Written exercise →
Only lines with the word "that" are needed; collect each of them from the listing below.
------ Available data
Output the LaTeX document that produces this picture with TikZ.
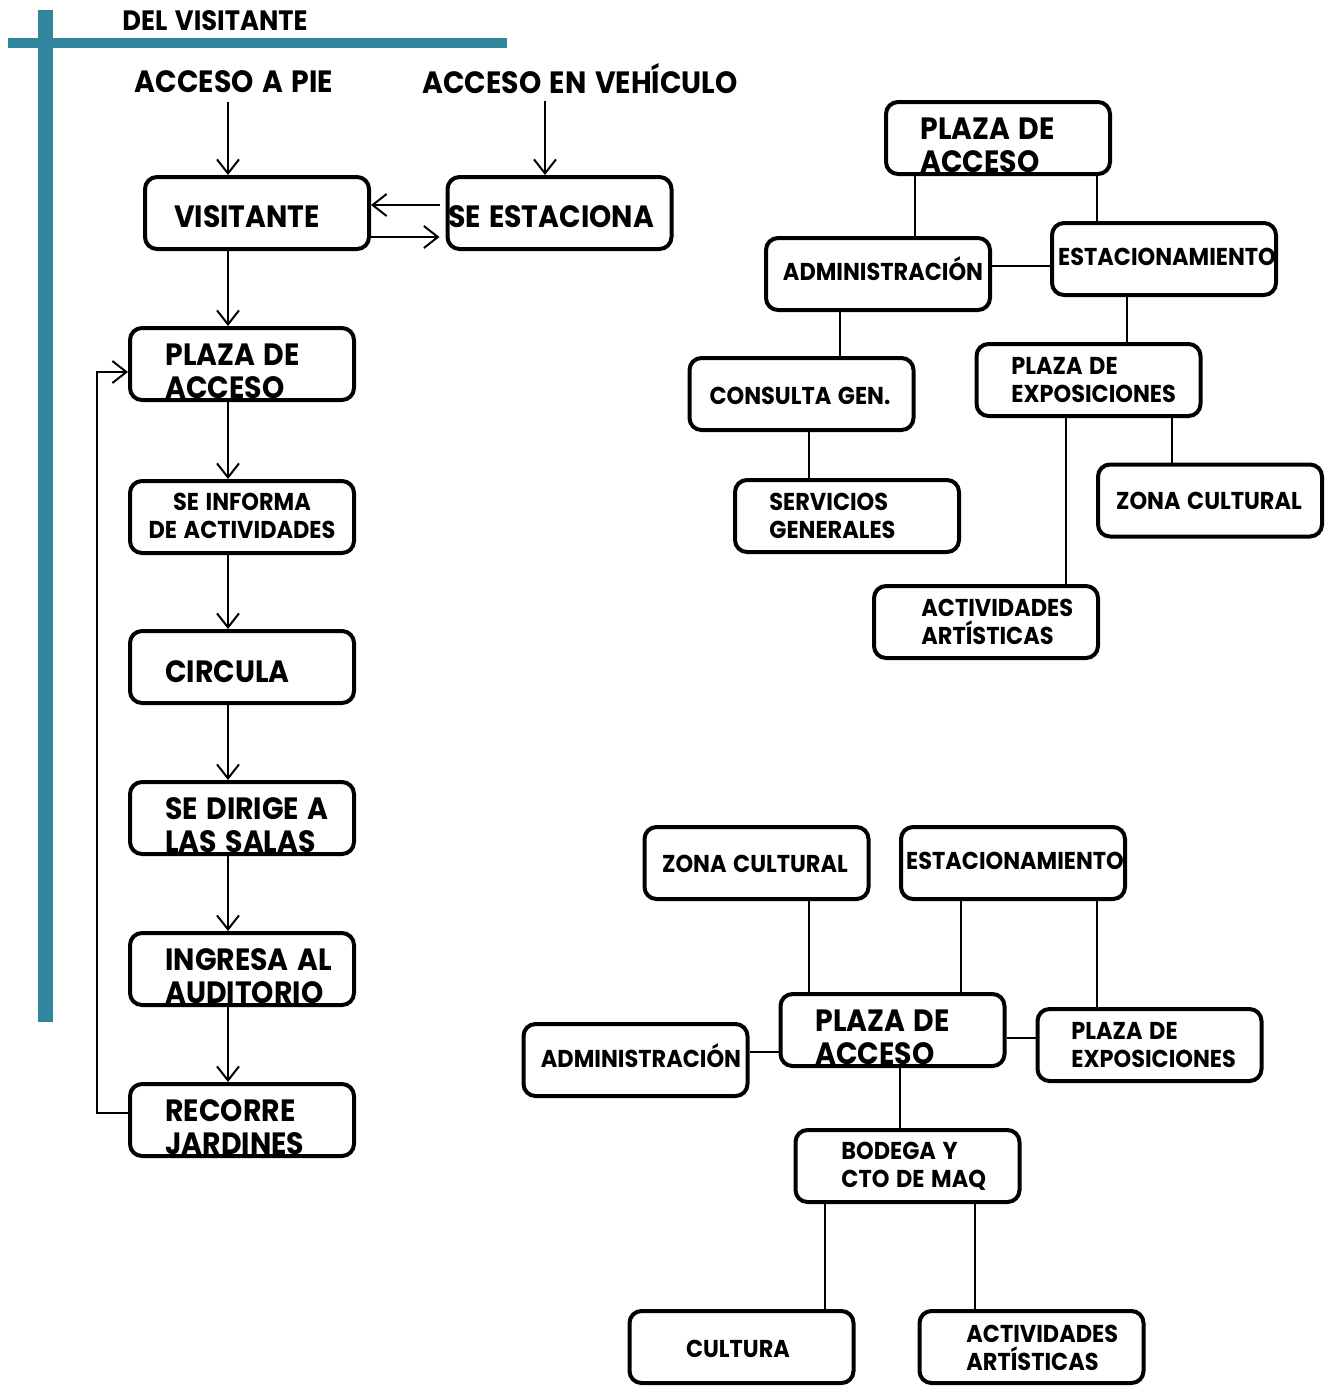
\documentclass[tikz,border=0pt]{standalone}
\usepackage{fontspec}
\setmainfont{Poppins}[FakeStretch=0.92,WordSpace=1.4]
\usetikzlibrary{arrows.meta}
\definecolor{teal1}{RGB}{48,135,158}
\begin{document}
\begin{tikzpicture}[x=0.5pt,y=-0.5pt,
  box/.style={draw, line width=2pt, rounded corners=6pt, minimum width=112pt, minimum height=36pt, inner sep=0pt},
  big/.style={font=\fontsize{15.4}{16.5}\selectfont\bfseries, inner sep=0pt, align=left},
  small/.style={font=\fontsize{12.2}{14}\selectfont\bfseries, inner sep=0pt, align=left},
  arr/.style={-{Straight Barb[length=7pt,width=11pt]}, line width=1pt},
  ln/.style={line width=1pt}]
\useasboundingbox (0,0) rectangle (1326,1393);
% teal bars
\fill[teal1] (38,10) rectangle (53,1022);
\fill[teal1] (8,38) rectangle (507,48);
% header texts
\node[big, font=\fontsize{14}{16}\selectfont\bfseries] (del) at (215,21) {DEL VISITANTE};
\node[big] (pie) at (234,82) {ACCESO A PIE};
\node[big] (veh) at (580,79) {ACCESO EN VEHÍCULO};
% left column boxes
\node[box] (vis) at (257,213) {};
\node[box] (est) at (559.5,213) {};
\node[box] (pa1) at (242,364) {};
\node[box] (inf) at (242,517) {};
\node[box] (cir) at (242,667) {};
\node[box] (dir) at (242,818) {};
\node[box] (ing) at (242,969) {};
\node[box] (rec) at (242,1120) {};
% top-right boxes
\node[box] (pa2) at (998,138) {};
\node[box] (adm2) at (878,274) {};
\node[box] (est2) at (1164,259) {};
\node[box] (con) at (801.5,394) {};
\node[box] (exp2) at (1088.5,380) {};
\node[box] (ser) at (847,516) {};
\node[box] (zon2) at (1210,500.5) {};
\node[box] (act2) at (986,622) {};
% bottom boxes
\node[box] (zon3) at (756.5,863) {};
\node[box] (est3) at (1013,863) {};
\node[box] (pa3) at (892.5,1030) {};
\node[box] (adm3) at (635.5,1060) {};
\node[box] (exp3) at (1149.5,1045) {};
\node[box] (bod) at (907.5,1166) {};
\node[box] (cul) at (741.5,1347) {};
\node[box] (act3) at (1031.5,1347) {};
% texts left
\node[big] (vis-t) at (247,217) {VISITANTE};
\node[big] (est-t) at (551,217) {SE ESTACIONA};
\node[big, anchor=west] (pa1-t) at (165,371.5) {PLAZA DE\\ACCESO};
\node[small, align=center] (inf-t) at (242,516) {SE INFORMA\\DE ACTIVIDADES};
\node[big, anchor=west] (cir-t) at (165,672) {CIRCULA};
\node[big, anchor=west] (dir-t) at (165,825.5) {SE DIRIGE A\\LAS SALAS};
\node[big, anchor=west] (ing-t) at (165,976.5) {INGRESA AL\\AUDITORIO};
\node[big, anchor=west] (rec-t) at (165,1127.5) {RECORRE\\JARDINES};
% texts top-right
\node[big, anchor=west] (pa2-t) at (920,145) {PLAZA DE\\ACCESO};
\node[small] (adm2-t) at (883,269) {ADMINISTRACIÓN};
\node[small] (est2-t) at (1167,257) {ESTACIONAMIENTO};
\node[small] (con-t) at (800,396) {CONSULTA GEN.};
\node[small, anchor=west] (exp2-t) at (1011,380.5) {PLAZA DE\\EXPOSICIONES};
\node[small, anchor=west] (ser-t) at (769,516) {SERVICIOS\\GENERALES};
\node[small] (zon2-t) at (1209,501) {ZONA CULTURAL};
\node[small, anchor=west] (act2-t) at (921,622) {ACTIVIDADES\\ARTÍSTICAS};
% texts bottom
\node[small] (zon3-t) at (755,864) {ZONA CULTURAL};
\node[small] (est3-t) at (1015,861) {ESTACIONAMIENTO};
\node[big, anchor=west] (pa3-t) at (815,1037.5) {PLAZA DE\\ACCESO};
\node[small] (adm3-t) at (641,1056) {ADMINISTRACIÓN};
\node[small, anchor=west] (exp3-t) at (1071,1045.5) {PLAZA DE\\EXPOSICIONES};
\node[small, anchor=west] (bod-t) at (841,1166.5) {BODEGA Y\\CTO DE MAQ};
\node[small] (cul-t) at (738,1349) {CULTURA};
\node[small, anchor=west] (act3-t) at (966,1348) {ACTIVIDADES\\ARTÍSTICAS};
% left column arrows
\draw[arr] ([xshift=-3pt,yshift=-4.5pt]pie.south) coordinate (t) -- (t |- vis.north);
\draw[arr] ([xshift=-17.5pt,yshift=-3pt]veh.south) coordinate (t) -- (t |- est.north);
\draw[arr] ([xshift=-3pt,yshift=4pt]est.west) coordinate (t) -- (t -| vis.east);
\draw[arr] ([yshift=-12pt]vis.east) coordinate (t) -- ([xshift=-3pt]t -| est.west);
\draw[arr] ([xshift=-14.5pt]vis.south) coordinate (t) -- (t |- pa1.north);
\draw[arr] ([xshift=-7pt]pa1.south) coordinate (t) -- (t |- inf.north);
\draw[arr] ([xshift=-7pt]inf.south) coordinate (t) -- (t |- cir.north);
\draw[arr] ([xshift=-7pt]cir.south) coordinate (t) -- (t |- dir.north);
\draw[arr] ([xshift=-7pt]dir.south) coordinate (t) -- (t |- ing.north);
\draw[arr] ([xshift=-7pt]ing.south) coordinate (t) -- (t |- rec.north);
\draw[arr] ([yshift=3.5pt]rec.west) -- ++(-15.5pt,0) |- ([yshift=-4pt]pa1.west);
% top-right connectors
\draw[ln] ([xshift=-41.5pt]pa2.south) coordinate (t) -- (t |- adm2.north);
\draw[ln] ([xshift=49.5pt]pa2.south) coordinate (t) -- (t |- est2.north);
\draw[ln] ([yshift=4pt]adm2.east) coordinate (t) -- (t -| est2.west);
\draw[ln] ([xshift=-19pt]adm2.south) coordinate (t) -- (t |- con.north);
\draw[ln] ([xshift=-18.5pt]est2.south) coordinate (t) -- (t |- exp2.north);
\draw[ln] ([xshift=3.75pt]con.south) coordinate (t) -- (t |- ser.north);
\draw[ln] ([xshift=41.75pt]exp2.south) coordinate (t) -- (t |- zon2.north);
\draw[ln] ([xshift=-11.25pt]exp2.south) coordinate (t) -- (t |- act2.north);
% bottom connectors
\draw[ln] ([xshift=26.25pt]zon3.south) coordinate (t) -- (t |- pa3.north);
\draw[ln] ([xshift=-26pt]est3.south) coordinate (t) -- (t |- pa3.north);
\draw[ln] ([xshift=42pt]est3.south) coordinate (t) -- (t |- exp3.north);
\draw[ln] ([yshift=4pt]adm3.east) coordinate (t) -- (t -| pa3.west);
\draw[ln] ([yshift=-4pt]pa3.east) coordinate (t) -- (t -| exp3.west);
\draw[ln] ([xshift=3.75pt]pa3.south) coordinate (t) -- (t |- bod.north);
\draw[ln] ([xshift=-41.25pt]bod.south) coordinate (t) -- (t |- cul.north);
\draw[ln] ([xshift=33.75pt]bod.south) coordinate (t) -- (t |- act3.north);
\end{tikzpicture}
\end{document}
------------
------ Available data
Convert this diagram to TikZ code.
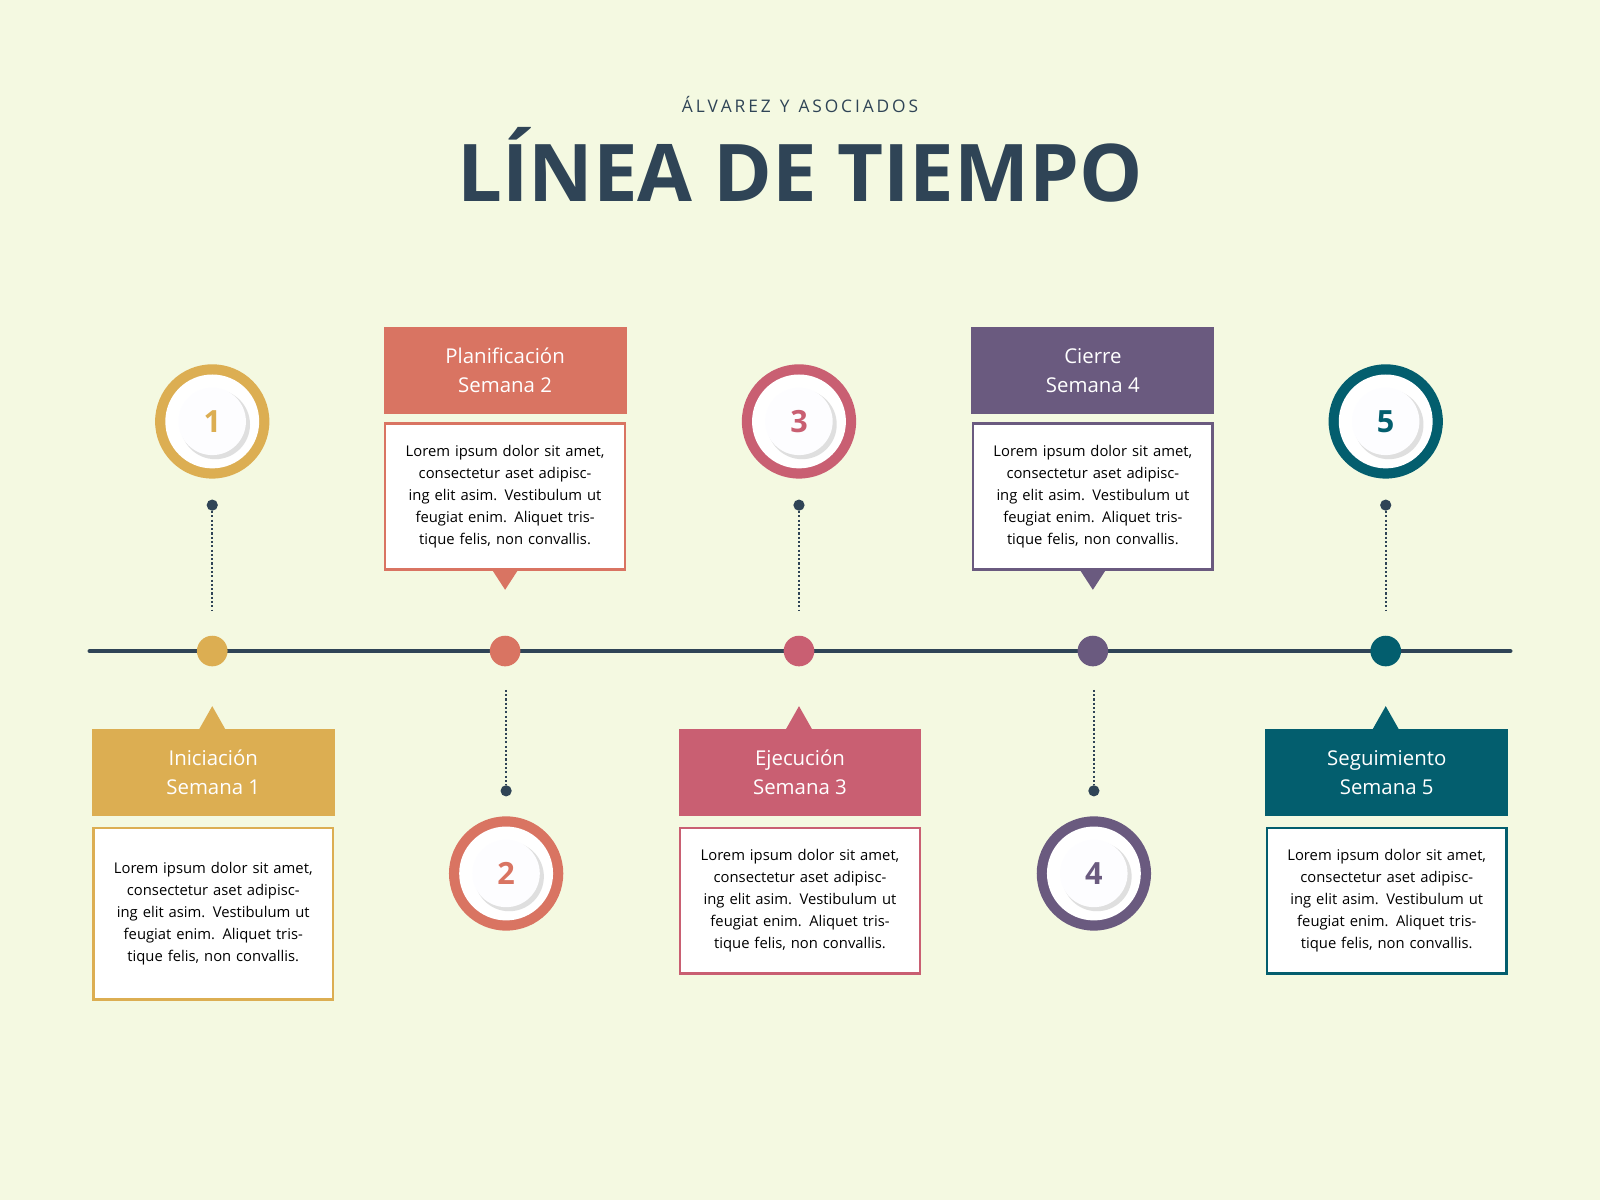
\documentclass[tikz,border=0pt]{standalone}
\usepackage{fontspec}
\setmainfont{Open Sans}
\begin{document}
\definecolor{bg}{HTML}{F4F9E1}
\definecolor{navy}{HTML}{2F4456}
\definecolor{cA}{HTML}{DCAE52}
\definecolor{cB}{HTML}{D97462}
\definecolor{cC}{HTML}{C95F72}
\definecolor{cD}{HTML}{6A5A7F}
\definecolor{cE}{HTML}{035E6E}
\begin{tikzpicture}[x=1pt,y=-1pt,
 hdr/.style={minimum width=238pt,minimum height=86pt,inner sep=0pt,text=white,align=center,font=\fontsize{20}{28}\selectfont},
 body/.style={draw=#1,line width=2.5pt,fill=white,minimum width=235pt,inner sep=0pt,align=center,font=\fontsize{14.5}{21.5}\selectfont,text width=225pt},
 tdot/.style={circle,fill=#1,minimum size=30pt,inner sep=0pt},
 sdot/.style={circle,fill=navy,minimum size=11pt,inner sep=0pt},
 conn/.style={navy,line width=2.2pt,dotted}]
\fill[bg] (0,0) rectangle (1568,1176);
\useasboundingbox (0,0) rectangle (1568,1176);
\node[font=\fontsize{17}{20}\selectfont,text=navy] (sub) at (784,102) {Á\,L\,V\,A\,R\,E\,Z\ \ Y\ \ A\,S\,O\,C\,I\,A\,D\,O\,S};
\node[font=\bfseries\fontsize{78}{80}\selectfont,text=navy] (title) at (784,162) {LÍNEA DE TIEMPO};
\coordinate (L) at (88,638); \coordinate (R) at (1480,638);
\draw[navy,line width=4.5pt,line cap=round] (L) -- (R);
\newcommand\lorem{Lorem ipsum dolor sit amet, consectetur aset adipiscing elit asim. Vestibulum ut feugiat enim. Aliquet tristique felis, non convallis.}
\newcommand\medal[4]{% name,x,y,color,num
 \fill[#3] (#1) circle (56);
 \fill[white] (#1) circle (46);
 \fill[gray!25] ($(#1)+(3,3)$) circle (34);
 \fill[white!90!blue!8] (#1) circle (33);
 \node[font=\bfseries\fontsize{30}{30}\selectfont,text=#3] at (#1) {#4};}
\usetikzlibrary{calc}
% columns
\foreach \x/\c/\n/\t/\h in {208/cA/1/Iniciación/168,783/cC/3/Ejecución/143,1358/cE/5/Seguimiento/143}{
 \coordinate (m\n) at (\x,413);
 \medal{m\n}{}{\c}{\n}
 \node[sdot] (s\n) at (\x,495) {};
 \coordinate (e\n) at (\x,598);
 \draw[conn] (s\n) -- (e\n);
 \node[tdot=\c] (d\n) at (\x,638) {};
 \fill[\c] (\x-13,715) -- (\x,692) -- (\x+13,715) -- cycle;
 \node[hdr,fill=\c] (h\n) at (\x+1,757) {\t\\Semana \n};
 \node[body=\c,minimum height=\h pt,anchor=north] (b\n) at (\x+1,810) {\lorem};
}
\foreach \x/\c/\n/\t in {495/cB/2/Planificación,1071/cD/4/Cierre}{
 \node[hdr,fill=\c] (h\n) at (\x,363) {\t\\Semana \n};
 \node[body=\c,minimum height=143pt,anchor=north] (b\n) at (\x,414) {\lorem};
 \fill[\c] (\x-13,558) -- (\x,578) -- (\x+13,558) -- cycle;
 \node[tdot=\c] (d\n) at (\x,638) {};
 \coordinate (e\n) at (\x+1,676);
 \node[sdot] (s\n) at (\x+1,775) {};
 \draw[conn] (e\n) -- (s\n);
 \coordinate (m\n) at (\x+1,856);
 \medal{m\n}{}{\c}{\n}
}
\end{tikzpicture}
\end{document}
------------
------ Available data
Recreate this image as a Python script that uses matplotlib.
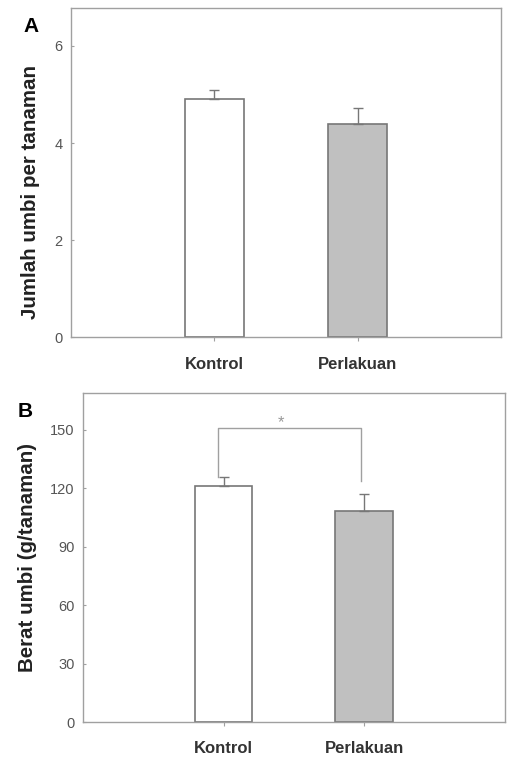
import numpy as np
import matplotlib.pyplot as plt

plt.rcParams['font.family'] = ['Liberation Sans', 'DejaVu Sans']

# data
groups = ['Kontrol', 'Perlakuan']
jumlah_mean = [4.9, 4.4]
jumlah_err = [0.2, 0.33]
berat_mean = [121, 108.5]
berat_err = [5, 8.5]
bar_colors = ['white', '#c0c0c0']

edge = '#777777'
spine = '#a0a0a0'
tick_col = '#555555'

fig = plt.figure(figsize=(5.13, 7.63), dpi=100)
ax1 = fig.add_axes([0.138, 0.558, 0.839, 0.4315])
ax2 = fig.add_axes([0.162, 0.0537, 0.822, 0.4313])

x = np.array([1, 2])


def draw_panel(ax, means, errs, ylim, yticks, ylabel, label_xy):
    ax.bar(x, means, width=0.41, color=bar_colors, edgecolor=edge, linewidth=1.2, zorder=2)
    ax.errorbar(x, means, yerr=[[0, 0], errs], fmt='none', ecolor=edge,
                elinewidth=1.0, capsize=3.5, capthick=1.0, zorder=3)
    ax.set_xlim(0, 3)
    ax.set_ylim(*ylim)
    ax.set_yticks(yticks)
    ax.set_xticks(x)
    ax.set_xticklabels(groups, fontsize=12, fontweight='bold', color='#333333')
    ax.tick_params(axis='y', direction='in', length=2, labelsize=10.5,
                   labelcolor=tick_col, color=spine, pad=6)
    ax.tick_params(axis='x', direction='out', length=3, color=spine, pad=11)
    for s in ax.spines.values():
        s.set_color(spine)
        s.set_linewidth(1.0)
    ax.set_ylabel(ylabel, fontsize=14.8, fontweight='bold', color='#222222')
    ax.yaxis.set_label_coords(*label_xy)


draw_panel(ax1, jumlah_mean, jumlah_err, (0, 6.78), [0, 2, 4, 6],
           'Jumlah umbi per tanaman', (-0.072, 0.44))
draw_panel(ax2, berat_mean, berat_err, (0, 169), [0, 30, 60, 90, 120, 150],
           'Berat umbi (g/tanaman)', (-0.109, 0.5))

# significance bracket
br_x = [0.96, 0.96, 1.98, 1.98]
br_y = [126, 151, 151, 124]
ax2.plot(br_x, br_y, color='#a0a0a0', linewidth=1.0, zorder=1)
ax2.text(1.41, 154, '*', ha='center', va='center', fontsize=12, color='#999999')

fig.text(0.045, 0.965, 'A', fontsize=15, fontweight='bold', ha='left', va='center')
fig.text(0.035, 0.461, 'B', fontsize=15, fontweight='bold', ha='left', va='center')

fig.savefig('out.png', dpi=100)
------------
Task response →
Output the LaTeX document that produces this picture with TikZ.
Recreate this image as a Python script that uses matplotlib.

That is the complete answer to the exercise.